■ Task objective: Give the number of lines containing the word "this", and nothing else.
--- Start Records supplied ---
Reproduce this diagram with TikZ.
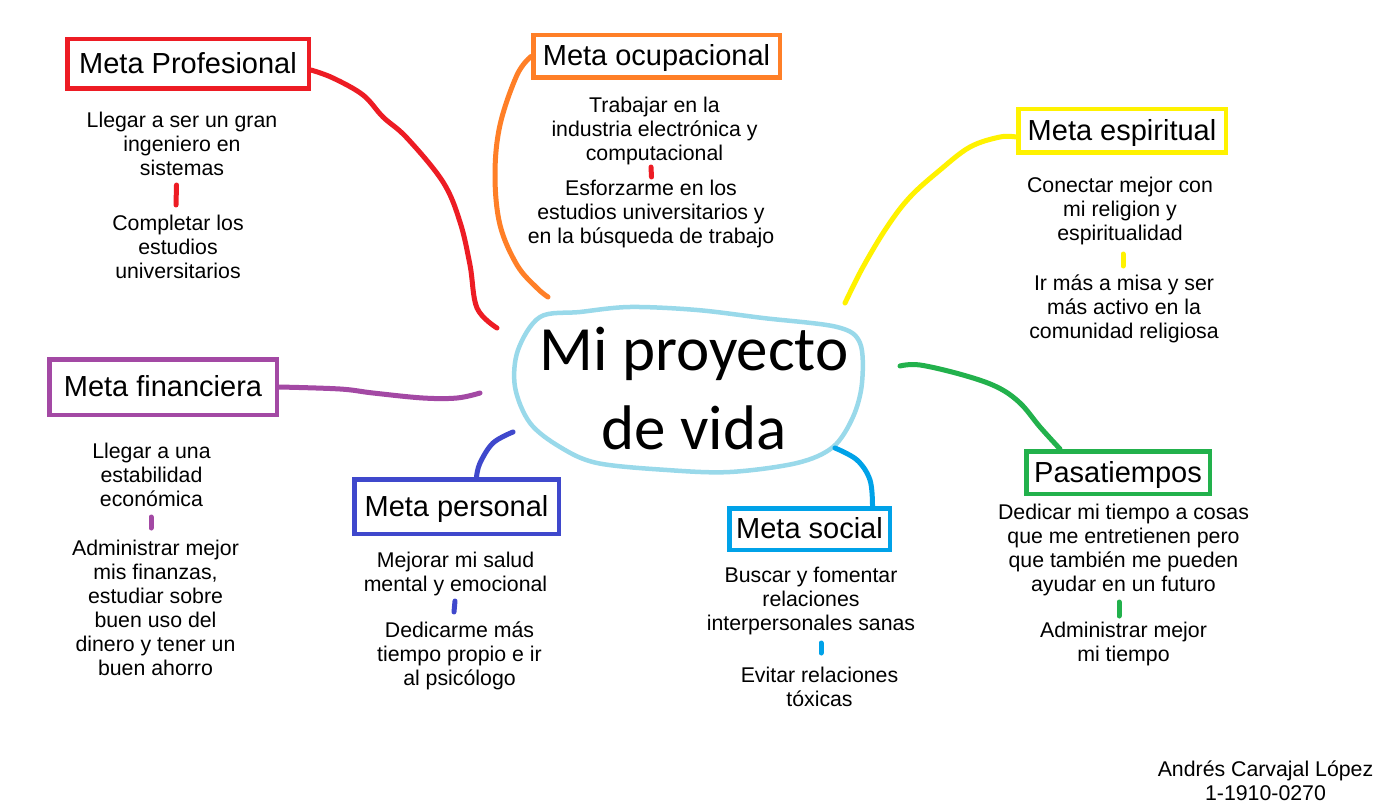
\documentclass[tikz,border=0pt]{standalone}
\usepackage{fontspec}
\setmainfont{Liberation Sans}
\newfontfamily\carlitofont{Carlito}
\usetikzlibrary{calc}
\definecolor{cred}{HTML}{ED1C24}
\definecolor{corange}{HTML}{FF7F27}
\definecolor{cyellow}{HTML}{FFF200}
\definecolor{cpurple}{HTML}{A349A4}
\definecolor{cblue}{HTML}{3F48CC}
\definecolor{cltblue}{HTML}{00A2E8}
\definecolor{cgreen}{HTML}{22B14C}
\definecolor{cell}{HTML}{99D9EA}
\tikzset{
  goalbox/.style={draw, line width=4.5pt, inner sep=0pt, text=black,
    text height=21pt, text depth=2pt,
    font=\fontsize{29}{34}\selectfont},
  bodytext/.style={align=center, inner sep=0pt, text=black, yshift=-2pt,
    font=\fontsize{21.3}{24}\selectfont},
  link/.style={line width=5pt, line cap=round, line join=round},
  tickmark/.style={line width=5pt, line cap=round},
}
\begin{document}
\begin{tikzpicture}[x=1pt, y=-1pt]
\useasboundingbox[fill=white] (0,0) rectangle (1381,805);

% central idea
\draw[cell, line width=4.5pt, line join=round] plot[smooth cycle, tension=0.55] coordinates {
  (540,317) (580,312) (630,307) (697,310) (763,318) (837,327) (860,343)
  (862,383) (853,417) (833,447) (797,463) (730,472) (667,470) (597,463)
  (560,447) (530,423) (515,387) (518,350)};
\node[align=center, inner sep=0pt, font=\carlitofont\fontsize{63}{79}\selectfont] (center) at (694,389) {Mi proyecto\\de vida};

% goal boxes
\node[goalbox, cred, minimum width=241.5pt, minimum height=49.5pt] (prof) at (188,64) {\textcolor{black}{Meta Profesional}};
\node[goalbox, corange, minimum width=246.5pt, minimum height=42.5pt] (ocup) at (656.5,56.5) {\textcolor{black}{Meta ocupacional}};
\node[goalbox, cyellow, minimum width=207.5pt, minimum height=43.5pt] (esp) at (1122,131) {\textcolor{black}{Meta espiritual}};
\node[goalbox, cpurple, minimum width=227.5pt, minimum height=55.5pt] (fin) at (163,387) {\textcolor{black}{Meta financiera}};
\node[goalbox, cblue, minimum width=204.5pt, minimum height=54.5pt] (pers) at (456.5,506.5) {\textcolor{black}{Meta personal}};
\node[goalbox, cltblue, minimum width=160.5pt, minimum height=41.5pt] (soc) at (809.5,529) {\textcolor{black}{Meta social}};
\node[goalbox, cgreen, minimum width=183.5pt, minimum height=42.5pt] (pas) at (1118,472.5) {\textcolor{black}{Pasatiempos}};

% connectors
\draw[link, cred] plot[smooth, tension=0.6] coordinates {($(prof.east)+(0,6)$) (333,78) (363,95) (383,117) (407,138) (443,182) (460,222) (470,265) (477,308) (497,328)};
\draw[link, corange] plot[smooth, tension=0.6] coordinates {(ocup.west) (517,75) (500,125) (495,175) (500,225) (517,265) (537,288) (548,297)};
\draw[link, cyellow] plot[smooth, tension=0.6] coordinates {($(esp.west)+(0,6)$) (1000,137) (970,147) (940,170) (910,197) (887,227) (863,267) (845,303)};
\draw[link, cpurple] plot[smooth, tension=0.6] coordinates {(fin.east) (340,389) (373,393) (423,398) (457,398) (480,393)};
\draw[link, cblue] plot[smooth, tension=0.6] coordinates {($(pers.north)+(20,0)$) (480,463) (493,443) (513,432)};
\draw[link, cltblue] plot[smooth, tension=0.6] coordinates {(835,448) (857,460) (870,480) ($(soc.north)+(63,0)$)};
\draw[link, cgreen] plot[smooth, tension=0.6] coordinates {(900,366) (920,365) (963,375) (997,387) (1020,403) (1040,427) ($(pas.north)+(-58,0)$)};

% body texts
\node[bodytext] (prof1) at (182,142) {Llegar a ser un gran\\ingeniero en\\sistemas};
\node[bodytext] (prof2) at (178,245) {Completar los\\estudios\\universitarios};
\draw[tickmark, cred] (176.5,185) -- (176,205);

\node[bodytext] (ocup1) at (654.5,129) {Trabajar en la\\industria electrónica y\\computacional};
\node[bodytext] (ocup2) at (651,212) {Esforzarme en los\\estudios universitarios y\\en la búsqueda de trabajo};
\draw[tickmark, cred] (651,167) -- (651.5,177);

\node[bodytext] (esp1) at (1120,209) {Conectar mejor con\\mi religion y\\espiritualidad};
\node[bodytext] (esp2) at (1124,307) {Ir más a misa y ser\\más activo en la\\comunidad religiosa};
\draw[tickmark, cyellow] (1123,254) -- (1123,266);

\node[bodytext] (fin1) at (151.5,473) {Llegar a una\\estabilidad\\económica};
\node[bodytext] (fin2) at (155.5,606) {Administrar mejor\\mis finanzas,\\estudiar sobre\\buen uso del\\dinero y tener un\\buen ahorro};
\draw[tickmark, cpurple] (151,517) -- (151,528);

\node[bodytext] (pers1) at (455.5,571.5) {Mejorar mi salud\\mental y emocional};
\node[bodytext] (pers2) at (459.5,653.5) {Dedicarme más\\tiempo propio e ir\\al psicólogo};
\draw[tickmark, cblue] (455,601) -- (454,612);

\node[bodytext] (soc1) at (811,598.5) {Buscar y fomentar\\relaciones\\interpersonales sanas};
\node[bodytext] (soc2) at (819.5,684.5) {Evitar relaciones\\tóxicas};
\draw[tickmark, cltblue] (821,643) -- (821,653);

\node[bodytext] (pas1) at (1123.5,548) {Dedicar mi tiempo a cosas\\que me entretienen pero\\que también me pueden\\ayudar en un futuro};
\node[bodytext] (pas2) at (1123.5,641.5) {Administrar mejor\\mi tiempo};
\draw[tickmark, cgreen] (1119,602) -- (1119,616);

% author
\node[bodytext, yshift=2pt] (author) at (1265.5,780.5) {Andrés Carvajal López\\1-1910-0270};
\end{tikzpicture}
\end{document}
--- End Records supplied ---
--- Start Records supplied ---
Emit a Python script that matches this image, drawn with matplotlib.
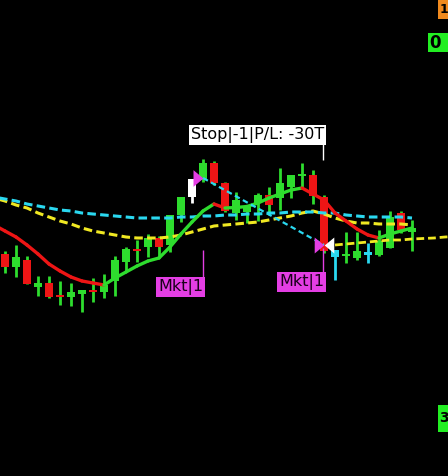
--- End Records supplied ---
■ Exercise solution: 2